TO BE DONE:
Leave out the pictures and restate the rest of the data exactly.

DATA EXCERPT:
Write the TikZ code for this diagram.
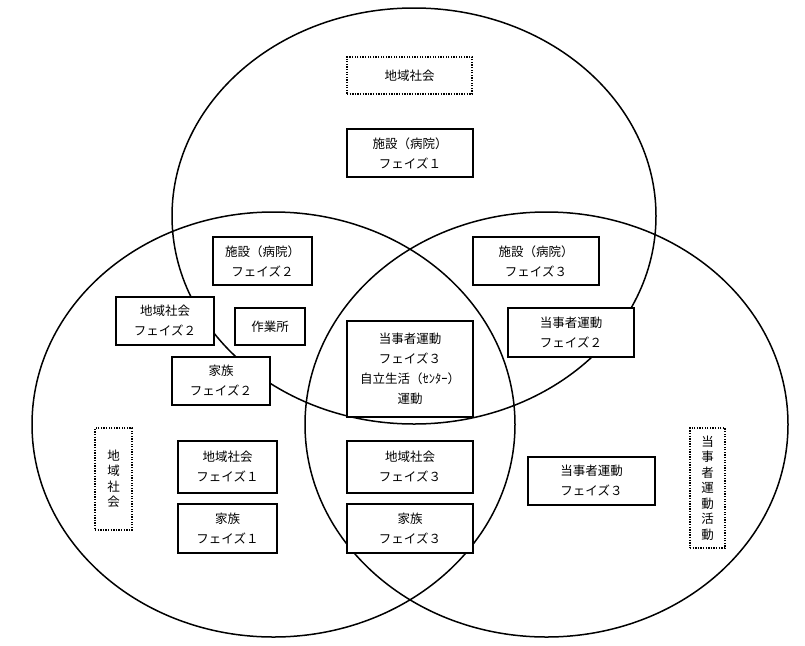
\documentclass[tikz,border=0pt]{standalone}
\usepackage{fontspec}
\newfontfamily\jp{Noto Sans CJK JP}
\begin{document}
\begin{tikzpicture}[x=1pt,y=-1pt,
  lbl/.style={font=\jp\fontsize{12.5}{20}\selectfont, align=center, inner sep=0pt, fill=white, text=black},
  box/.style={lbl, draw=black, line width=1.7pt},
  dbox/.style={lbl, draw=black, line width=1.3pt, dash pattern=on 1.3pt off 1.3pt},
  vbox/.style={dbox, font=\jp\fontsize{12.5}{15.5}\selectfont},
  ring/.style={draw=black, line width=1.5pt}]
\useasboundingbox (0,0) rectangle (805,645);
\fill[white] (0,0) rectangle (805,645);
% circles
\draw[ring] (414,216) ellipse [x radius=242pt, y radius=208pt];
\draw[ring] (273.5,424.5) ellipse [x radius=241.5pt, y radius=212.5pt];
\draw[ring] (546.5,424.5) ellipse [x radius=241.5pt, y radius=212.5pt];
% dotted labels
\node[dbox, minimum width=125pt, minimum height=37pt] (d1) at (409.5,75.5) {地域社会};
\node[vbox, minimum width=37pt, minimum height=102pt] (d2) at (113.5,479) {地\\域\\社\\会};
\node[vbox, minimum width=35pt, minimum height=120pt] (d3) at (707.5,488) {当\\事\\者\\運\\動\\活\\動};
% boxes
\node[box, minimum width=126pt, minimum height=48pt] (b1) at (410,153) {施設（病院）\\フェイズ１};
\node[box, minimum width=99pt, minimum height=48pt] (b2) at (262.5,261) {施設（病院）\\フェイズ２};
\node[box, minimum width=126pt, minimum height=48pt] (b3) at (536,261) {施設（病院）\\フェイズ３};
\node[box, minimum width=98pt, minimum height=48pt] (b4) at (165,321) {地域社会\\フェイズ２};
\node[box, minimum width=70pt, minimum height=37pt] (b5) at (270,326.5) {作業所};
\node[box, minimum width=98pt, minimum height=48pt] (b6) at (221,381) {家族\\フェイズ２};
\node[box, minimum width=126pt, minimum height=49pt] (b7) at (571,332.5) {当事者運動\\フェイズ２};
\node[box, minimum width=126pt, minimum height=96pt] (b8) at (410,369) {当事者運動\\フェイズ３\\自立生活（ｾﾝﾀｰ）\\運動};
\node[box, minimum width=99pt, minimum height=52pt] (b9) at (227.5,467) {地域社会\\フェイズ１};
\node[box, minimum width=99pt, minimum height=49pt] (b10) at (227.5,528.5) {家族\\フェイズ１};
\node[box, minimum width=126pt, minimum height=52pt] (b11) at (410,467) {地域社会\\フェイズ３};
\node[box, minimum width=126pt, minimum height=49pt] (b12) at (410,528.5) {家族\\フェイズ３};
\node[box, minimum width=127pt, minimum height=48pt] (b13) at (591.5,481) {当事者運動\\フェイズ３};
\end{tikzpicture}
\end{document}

EXERCISE RESULT:
Write the TikZ code for this diagram.
\documentclass[tikz,border=0pt]{standalone}
\usepackage{fontspec}
\newfontfamily\jp{Noto Sans CJK JP}
\begin{document}
\begin{tikzpicture}[x=1pt,y=-1pt,
  lbl/.style={font=\jp\fontsize{12.5}{20}\selectfont, align=center, inner sep=0pt, fill=white, text=black},
  box/.style={lbl, draw=black, line width=1.7pt},
  dbox/.style={lbl, draw=black, line width=1.3pt, dash pattern=on 1.3pt off 1.3pt},
  vbox/.style={dbox, font=\jp\fontsize{12.5}{15.5}\selectfont},
  ring/.style={draw=black, line width=1.5pt}]
\useasboundingbox (0,0) rectangle (805,645);
\fill[white] (0,0) rectangle (805,645);
% circles
\draw[ring] (414,216) ellipse [x radius=242pt, y radius=208pt];
\draw[ring] (273.5,424.5) ellipse [x radius=241.5pt, y radius=212.5pt];
\draw[ring] (546.5,424.5) ellipse [x radius=241.5pt, y radius=212.5pt];
% dotted labels
\node[dbox, minimum width=125pt, minimum height=37pt] (d1) at (409.5,75.5) {地域社会};
\node[vbox, minimum width=37pt, minimum height=102pt] (d2) at (113.5,479) {地\\域\\社\\会};
\node[vbox, minimum width=35pt, minimum height=120pt] (d3) at (707.5,488) {当\\事\\者\\運\\動\\活\\動};
% boxes
\node[box, minimum width=126pt, minimum height=48pt] (b1) at (410,153) {施設（病院）\\フェイズ１};
\node[box, minimum width=99pt, minimum height=48pt] (b2) at (262.5,261) {施設（病院）\\フェイズ２};
\node[box, minimum width=126pt, minimum height=48pt] (b3) at (536,261) {施設（病院）\\フェイズ３};
\node[box, minimum width=98pt, minimum height=48pt] (b4) at (165,321) {地域社会\\フェイズ２};
\node[box, minimum width=70pt, minimum height=37pt] (b5) at (270,326.5) {作業所};
\node[box, minimum width=98pt, minimum height=48pt] (b6) at (221,381) {家族\\フェイズ２};
\node[box, minimum width=126pt, minimum height=49pt] (b7) at (571,332.5) {当事者運動\\フェイズ２};
\node[box, minimum width=126pt, minimum height=96pt] (b8) at (410,369) {当事者運動\\フェイズ３\\自立生活（ｾﾝﾀｰ）\\運動};
\node[box, minimum width=99pt, minimum height=52pt] (b9) at (227.5,467) {地域社会\\フェイズ１};
\node[box, minimum width=99pt, minimum height=49pt] (b10) at (227.5,528.5) {家族\\フェイズ１};
\node[box, minimum width=126pt, minimum height=52pt] (b11) at (410,467) {地域社会\\フェイズ３};
\node[box, minimum width=126pt, minimum height=49pt] (b12) at (410,528.5) {家族\\フェイズ３};
\node[box, minimum width=127pt, minimum height=48pt] (b13) at (591.5,481) {当事者運動\\フェイズ３};
\end{tikzpicture}
\end{document}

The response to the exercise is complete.